Prompt :: The records below must be copied in full; omit the images.

Supplied records ::
-- Begin --

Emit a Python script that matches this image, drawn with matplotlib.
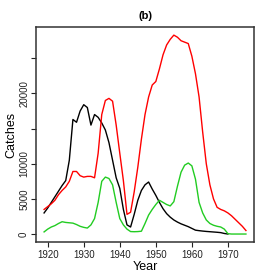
import matplotlib
matplotlib.use("Agg")
import matplotlib.pyplot as plt
import numpy as np

plt.rcParams["font.family"] = ["Liberation Sans", "DejaVu Sans"]

# catches per year, three series
years_black = list(range(1919, 1971))
black = [3000, 3700, 4500, 5300, 6100, 6900, 7600, 10500, 16300, 15900,
         17500, 18400, 18000, 15500, 17000, 16600, 15800, 14800, 13000, 10500,
         8000, 6500, 3500, 1300, 1000, 2800, 4800, 6200, 7000, 7400,
         6400, 5500, 4500, 3600, 2900, 2400, 2000, 1700, 1450, 1250,
         1050, 800, 550, 480, 420, 370, 330, 290, 250, 200,
         80, 0]

years_red = list(range(1919, 1976))
red = [3500, 3900, 4300, 4800, 5600, 6200, 6700, 7500, 8900, 8900,
       8300, 8100, 8200, 8200, 8000, 11500, 17000, 19000, 19300, 18900,
       15500, 11500, 7600, 2800, 3100, 6000, 9500, 13500, 17000, 19500,
       21200, 21700, 23500, 25500, 26900, 27700, 28300, 28000, 27500, 27300,
       27100, 25300, 22800, 19500, 14500, 10000, 7000, 5000, 3800, 3500,
       3300, 3000, 2600, 2100, 1600, 1100, 500]

years_green = list(range(1919, 1976))
green = [300, 700, 1000, 1200, 1500, 1750, 1650, 1600, 1550, 1350,
         1100, 950, 850, 1300, 2200, 4500, 7500, 8100, 7900, 7000,
         4500, 2200, 1300, 700, 350, 330, 350, 400, 1500, 2700,
         3500, 4200, 4800, 4500, 4200, 4000, 4600, 6800, 8800, 9800,
         10100, 9700, 7800, 4500, 3000, 2000, 1500, 1250, 1100, 1000,
         700, 50, 0, 0, 0, 0, 0]

ytick_vals = [0, 5000, 10000, 15000, 20000, 25000]
ytick_labels = ["0", "5000", "10000", "", "20000", ""]
xtick_vals = [1920, 1930, 1940, 1950, 1960, 1970]

fig = plt.figure(figsize=(2.77, 2.77), dpi=100)
ax = fig.add_axes([0.13, 0.1264, 0.787, 0.776])

ax.plot(years_black, black, color="black", lw=1.0)
ax.plot(years_red, red, color="#FF0000", lw=1.0)
ax.plot(years_green, green, color="#22CC22", lw=1.0)

ax.set_xlim(1916.76, 1977.24)
ax.set_ylim(-1132, 29450)

ax.set_xticks(xtick_vals)
ax.set_yticks(ytick_vals)
ax.set_yticklabels(ytick_labels, rotation=90, va="center")
ax.tick_params(labelsize=7, length=3.5, width=0.8, pad=2, colors="#222222")
ax.tick_params(axis="y", pad=1.5)
for s in ax.spines.values():
    s.set_linewidth(1.1)
    s.set_color("#333333")

ax.set_xlabel("Year", fontsize=9, labelpad=1)
ax.set_ylabel("Catches", fontsize=9, labelpad=1)
ax.set_title("(b)", fontsize=8, fontweight="bold", pad=6)

fig.savefig("out.png", dpi=100)
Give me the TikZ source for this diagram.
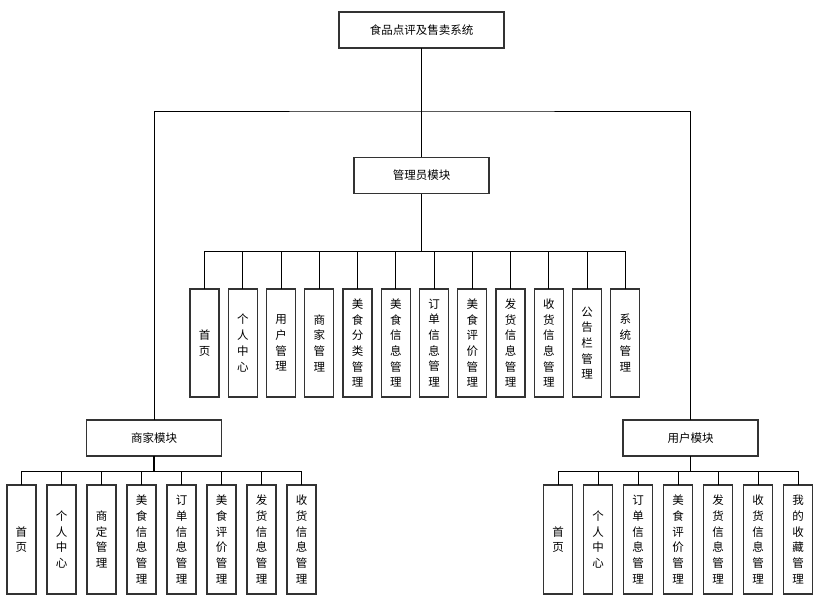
\documentclass[tikz,border=0pt]{standalone}
\usepackage{fontspec}
\setmainfont{Noto Sans CJK SC}
\usetikzlibrary{positioning}

\tikzset{
  modbox/.style={draw=black!80,line width=1.2pt,minimum width=135pt,minimum height=36pt,inner sep=0pt,font=\fontsize{11.5}{12}\selectfont},
  leafbox/.style={draw=black!80,line width=1.2pt,minimum width=29pt,minimum height=108pt,inner sep=0pt,align=center,font=\fontsize{11.5}{15.7}\selectfont},
  link/.style={black,line width=0.9pt}
}

\begin{document}
\begin{tikzpicture}[x=1pt,y=-1pt,line cap=rect]
\useasboundingbox (0,0) rectangle (826,615);
% root and module boxes
\node[modbox,minimum width=165pt] (sys) at (421.5,30) {食品点评及售卖系统};
\node[modbox] (admin) at (421.5,175.5) {管理员模块};
\node[modbox] (shop) at (154,438) {商家模块};
\node[modbox] (user) at (690.5,438) {用户模块};
\coordinate (hub) at (421.5,111);
\draw[link] (sys.south) -- (admin.north);
\draw[link] (shop.north) |- (hub) -| (user.north);
% admin leaves
\coordinate (abus) at (421.5,251);
\foreach \txt [count=\i from 0] in {首\\页,个\\人\\中\\心,用\\户\\管\\理,商\\家\\管\\理,美\\食\\分\\类\\管\\理,美\\食\\信\\息\\管\\理,订\\单\\信\\息\\管\\理,美\\食\\评\\价\\管\\理,发\\货\\信\\息\\管\\理,收\\货\\信\\息\\管\\理,公\\告\\栏\\管\\理,系\\统\\管\\理}{
  \node[leafbox] (a\i) at (204.5+\i*38.25,343) {\txt};
  \draw[link] (a\i.north) |- (abus);
}
\draw[link] (admin.south) -- (abus);
% shop leaves
\coordinate (sbus) at (154,471);
\foreach \txt [count=\i from 0] in {首\\页,个\\人\\中\\心,商\\定\\管\\理,美\\食\\信\\息\\管\\理,订\\单\\信\\息\\管\\理,美\\食\\评\\价\\管\\理,发\\货\\信\\息\\管\\理,收\\货\\信\\息\\管\\理}{
  \node[leafbox,minimum height=109pt] (s\i) at (21.5+\i*40,539.5) {\txt};
  \draw[link] (s\i.north) |- (sbus);
}
\draw[link,line width=1.6pt] (shop.south) -- (sbus);
% user leaves
\coordinate (ubus) at (690.5,471);
\foreach \txt [count=\i from 0] in {首\\页,个\\人\\中\\心,订\\单\\信\\息\\管\\理,美\\食\\评\\价\\管\\理,发\\货\\信\\息\\管\\理,收\\货\\信\\息\\管\\理,我\\的\\收\\藏\\管\\理}{
  \node[leafbox,minimum height=109pt] (u\i) at (558+\i*40,539.5) {\txt};
  \draw[link] (u\i.north) |- (ubus);
}
\draw[link,line width=1.6pt] (user.south) -- (ubus);
\end{tikzpicture}
\end{document}
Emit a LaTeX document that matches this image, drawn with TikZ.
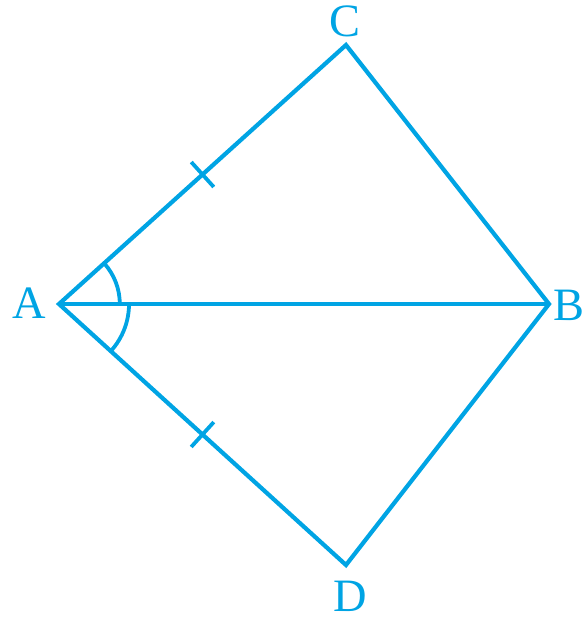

-- End --

Task result ::
Emit a Python script that matches this image, drawn with matplotlib.
import matplotlib
matplotlib.use("Agg")
import matplotlib.pyplot as plt
import numpy as np

plt.rcParams["font.family"] = ["Liberation Sans", "DejaVu Sans"]

# catches per year, three series
years_black = list(range(1919, 1971))
black = [3000, 3700, 4500, 5300, 6100, 6900, 7600, 10500, 16300, 15900,
         17500, 18400, 18000, 15500, 17000, 16600, 15800, 14800, 13000, 10500,
         8000, 6500, 3500, 1300, 1000, 2800, 4800, 6200, 7000, 7400,
         6400, 5500, 4500, 3600, 2900, 2400, 2000, 1700, 1450, 1250,
         1050, 800, 550, 480, 420, 370, 330, 290, 250, 200,
         80, 0]

years_red = list(range(1919, 1976))
red = [3500, 3900, 4300, 4800, 5600, 6200, 6700, 7500, 8900, 8900,
       8300, 8100, 8200, 8200, 8000, 11500, 17000, 19000, 19300, 18900,
       15500, 11500, 7600, 2800, 3100, 6000, 9500, 13500, 17000, 19500,
       21200, 21700, 23500, 25500, 26900, 27700, 28300, 28000, 27500, 27300,
       27100, 25300, 22800, 19500, 14500, 10000, 7000, 5000, 3800, 3500,
       3300, 3000, 2600, 2100, 1600, 1100, 500]

years_green = list(range(1919, 1976))
green = [300, 700, 1000, 1200, 1500, 1750, 1650, 1600, 1550, 1350,
         1100, 950, 850, 1300, 2200, 4500, 7500, 8100, 7900, 7000,
         4500, 2200, 1300, 700, 350, 330, 350, 400, 1500, 2700,
         3500, 4200, 4800, 4500, 4200, 4000, 4600, 6800, 8800, 9800,
         10100, 9700, 7800, 4500, 3000, 2000, 1500, 1250, 1100, 1000,
         700, 50, 0, 0, 0, 0, 0]

ytick_vals = [0, 5000, 10000, 15000, 20000, 25000]
ytick_labels = ["0", "5000", "10000", "", "20000", ""]
xtick_vals = [1920, 1930, 1940, 1950, 1960, 1970]

fig = plt.figure(figsize=(2.77, 2.77), dpi=100)
ax = fig.add_axes([0.13, 0.1264, 0.787, 0.776])

ax.plot(years_black, black, color="black", lw=1.0)
ax.plot(years_red, red, color="#FF0000", lw=1.0)
ax.plot(years_green, green, color="#22CC22", lw=1.0)

ax.set_xlim(1916.76, 1977.24)
ax.set_ylim(-1132, 29450)

ax.set_xticks(xtick_vals)
ax.set_yticks(ytick_vals)
ax.set_yticklabels(ytick_labels, rotation=90, va="center")
ax.tick_params(labelsize=7, length=3.5, width=0.8, pad=2, colors="#222222")
ax.tick_params(axis="y", pad=1.5)
for s in ax.spines.values():
    s.set_linewidth(1.1)
    s.set_color("#333333")

ax.set_xlabel("Year", fontsize=9, labelpad=1)
ax.set_ylabel("Catches", fontsize=9, labelpad=1)
ax.set_title("(b)", fontsize=8, fontweight="bold", pad=6)

fig.savefig("out.png", dpi=100)
Give me the TikZ source for this diagram.
\documentclass[tikz,border=0pt]{standalone}
\usepackage{fontspec}
\setmainfont{Noto Sans CJK SC}
\usetikzlibrary{positioning}

\tikzset{
  modbox/.style={draw=black!80,line width=1.2pt,minimum width=135pt,minimum height=36pt,inner sep=0pt,font=\fontsize{11.5}{12}\selectfont},
  leafbox/.style={draw=black!80,line width=1.2pt,minimum width=29pt,minimum height=108pt,inner sep=0pt,align=center,font=\fontsize{11.5}{15.7}\selectfont},
  link/.style={black,line width=0.9pt}
}

\begin{document}
\begin{tikzpicture}[x=1pt,y=-1pt,line cap=rect]
\useasboundingbox (0,0) rectangle (826,615);
% root and module boxes
\node[modbox,minimum width=165pt] (sys) at (421.5,30) {食品点评及售卖系统};
\node[modbox] (admin) at (421.5,175.5) {管理员模块};
\node[modbox] (shop) at (154,438) {商家模块};
\node[modbox] (user) at (690.5,438) {用户模块};
\coordinate (hub) at (421.5,111);
\draw[link] (sys.south) -- (admin.north);
\draw[link] (shop.north) |- (hub) -| (user.north);
% admin leaves
\coordinate (abus) at (421.5,251);
\foreach \txt [count=\i from 0] in {首\\页,个\\人\\中\\心,用\\户\\管\\理,商\\家\\管\\理,美\\食\\分\\类\\管\\理,美\\食\\信\\息\\管\\理,订\\单\\信\\息\\管\\理,美\\食\\评\\价\\管\\理,发\\货\\信\\息\\管\\理,收\\货\\信\\息\\管\\理,公\\告\\栏\\管\\理,系\\统\\管\\理}{
  \node[leafbox] (a\i) at (204.5+\i*38.25,343) {\txt};
  \draw[link] (a\i.north) |- (abus);
}
\draw[link] (admin.south) -- (abus);
% shop leaves
\coordinate (sbus) at (154,471);
\foreach \txt [count=\i from 0] in {首\\页,个\\人\\中\\心,商\\定\\管\\理,美\\食\\信\\息\\管\\理,订\\单\\信\\息\\管\\理,美\\食\\评\\价\\管\\理,发\\货\\信\\息\\管\\理,收\\货\\信\\息\\管\\理}{
  \node[leafbox,minimum height=109pt] (s\i) at (21.5+\i*40,539.5) {\txt};
  \draw[link] (s\i.north) |- (sbus);
}
\draw[link,line width=1.6pt] (shop.south) -- (sbus);
% user leaves
\coordinate (ubus) at (690.5,471);
\foreach \txt [count=\i from 0] in {首\\页,个\\人\\中\\心,订\\单\\信\\息\\管\\理,美\\食\\评\\价\\管\\理,发\\货\\信\\息\\管\\理,收\\货\\信\\息\\管\\理,我\\的\\收\\藏\\管\\理}{
  \node[leafbox,minimum height=109pt] (u\i) at (558+\i*40,539.5) {\txt};
  \draw[link] (u\i.north) |- (ubus);
}
\draw[link,line width=1.6pt] (user.south) -- (ubus);
\end{tikzpicture}
\end{document}
Emit a LaTeX document that matches this image, drawn with TikZ.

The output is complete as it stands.